__Do this__. Using the material below, print a verbatim copy of every line from the one containing "Write a LaTeX" through the one containing "(proceso) at (384,217)", inclusive, and omit the pictures.

__Given data__.
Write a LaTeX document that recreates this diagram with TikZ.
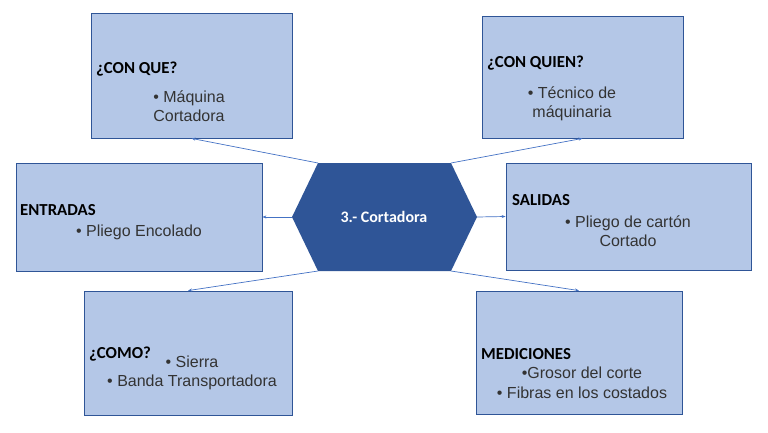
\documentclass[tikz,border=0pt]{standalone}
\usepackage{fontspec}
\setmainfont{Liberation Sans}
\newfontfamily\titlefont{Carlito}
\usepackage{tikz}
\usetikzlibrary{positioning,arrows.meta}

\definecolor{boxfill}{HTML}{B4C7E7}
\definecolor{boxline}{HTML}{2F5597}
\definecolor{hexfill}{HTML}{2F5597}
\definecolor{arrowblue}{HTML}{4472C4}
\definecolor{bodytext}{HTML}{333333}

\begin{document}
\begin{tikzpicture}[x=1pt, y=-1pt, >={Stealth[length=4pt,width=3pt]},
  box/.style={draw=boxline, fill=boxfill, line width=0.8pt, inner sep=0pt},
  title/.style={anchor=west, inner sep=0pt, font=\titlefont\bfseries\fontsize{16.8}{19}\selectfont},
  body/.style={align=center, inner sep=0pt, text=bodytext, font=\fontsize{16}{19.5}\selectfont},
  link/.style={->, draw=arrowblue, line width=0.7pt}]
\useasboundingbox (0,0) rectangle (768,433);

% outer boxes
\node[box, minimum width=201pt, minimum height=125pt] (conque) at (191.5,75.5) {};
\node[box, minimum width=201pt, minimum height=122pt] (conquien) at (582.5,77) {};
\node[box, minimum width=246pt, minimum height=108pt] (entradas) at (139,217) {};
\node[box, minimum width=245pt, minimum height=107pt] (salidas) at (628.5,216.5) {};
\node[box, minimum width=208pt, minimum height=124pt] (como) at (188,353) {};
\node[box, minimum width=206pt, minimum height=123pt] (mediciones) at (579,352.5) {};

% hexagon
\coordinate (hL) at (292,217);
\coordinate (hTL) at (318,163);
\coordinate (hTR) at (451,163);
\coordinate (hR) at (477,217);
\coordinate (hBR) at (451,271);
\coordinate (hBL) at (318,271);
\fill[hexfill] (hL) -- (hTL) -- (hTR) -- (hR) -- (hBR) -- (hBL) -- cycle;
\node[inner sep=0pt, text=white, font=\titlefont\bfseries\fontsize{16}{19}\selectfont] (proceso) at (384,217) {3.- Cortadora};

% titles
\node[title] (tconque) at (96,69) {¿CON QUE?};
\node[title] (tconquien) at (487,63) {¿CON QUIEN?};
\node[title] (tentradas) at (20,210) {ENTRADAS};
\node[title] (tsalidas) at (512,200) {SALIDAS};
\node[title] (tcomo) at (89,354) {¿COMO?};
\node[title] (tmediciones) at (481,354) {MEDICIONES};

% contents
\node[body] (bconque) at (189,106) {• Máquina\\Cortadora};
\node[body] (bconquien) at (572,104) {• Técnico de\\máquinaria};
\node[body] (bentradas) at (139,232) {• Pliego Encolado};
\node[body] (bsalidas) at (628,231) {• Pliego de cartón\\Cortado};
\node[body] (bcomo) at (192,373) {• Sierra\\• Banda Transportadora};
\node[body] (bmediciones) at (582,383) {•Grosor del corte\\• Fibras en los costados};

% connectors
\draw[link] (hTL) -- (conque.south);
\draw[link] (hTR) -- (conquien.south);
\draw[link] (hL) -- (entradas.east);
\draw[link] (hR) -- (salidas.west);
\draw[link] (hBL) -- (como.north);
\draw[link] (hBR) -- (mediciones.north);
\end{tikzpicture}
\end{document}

* * *

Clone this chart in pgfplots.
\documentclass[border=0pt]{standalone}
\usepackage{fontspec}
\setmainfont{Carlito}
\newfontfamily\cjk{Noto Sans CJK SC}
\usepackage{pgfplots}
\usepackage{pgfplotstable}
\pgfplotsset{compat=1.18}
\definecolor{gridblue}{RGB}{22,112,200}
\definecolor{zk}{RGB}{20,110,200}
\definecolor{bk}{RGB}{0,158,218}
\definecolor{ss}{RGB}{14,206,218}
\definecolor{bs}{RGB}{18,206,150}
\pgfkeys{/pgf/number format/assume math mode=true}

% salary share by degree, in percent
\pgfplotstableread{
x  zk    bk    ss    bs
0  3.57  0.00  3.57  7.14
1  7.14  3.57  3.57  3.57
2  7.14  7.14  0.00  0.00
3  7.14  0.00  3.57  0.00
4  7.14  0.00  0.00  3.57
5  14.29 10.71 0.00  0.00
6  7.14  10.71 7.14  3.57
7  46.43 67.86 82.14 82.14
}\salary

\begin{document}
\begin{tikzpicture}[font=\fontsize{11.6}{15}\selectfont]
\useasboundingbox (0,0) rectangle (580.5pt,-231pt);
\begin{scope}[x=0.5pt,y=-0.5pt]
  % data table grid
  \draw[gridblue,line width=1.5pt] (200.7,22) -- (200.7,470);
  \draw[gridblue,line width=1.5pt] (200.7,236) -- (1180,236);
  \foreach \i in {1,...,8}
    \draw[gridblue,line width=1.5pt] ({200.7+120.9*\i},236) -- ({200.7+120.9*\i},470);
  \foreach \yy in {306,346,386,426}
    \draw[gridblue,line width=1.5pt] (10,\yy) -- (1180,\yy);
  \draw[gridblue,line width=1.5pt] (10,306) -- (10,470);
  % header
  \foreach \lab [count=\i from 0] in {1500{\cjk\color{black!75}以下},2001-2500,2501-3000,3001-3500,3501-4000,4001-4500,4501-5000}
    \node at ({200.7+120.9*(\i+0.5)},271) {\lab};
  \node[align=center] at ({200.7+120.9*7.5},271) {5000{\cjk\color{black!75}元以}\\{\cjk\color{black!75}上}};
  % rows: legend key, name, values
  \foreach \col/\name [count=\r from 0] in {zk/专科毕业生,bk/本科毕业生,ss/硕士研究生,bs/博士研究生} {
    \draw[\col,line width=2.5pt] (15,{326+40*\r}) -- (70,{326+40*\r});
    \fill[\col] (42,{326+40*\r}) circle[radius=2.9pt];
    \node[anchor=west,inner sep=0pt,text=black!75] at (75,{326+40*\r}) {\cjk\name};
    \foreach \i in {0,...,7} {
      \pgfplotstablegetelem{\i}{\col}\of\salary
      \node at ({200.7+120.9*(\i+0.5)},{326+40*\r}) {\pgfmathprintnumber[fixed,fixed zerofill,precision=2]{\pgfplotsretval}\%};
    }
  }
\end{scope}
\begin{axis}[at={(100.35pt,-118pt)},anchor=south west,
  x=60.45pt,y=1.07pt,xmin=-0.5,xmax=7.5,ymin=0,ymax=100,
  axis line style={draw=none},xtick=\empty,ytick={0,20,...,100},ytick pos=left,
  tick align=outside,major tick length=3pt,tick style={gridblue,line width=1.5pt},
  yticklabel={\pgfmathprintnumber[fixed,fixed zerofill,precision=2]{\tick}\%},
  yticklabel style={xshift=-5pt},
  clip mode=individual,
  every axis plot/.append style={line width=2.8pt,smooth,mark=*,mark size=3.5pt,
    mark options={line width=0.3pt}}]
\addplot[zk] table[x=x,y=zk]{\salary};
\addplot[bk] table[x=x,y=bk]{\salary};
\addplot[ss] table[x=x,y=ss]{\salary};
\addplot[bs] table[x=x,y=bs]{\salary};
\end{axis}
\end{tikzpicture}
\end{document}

__Response for this exercise__.
Write a LaTeX document that recreates this diagram with TikZ.
\documentclass[tikz,border=0pt]{standalone}
\usepackage{fontspec}
\setmainfont{Liberation Sans}
\newfontfamily\titlefont{Carlito}
\usepackage{tikz}
\usetikzlibrary{positioning,arrows.meta}

\definecolor{boxfill}{HTML}{B4C7E7}
\definecolor{boxline}{HTML}{2F5597}
\definecolor{hexfill}{HTML}{2F5597}
\definecolor{arrowblue}{HTML}{4472C4}
\definecolor{bodytext}{HTML}{333333}

\begin{document}
\begin{tikzpicture}[x=1pt, y=-1pt, >={Stealth[length=4pt,width=3pt]},
  box/.style={draw=boxline, fill=boxfill, line width=0.8pt, inner sep=0pt},
  title/.style={anchor=west, inner sep=0pt, font=\titlefont\bfseries\fontsize{16.8}{19}\selectfont},
  body/.style={align=center, inner sep=0pt, text=bodytext, font=\fontsize{16}{19.5}\selectfont},
  link/.style={->, draw=arrowblue, line width=0.7pt}]
\useasboundingbox (0,0) rectangle (768,433);

% outer boxes
\node[box, minimum width=201pt, minimum height=125pt] (conque) at (191.5,75.5) {};
\node[box, minimum width=201pt, minimum height=122pt] (conquien) at (582.5,77) {};
\node[box, minimum width=246pt, minimum height=108pt] (entradas) at (139,217) {};
\node[box, minimum width=245pt, minimum height=107pt] (salidas) at (628.5,216.5) {};
\node[box, minimum width=208pt, minimum height=124pt] (como) at (188,353) {};
\node[box, minimum width=206pt, minimum height=123pt] (mediciones) at (579,352.5) {};

% hexagon
\coordinate (hL) at (292,217);
\coordinate (hTL) at (318,163);
\coordinate (hTR) at (451,163);
\coordinate (hR) at (477,217);
\coordinate (hBR) at (451,271);
\coordinate (hBL) at (318,271);
\fill[hexfill] (hL) -- (hTL) -- (hTR) -- (hR) -- (hBR) -- (hBL) -- cycle;
\node[inner sep=0pt, text=white, font=\titlefont\bfseries\fontsize{16}{19}\selectfont] (proceso) at (384,217) {3.- Cortadora};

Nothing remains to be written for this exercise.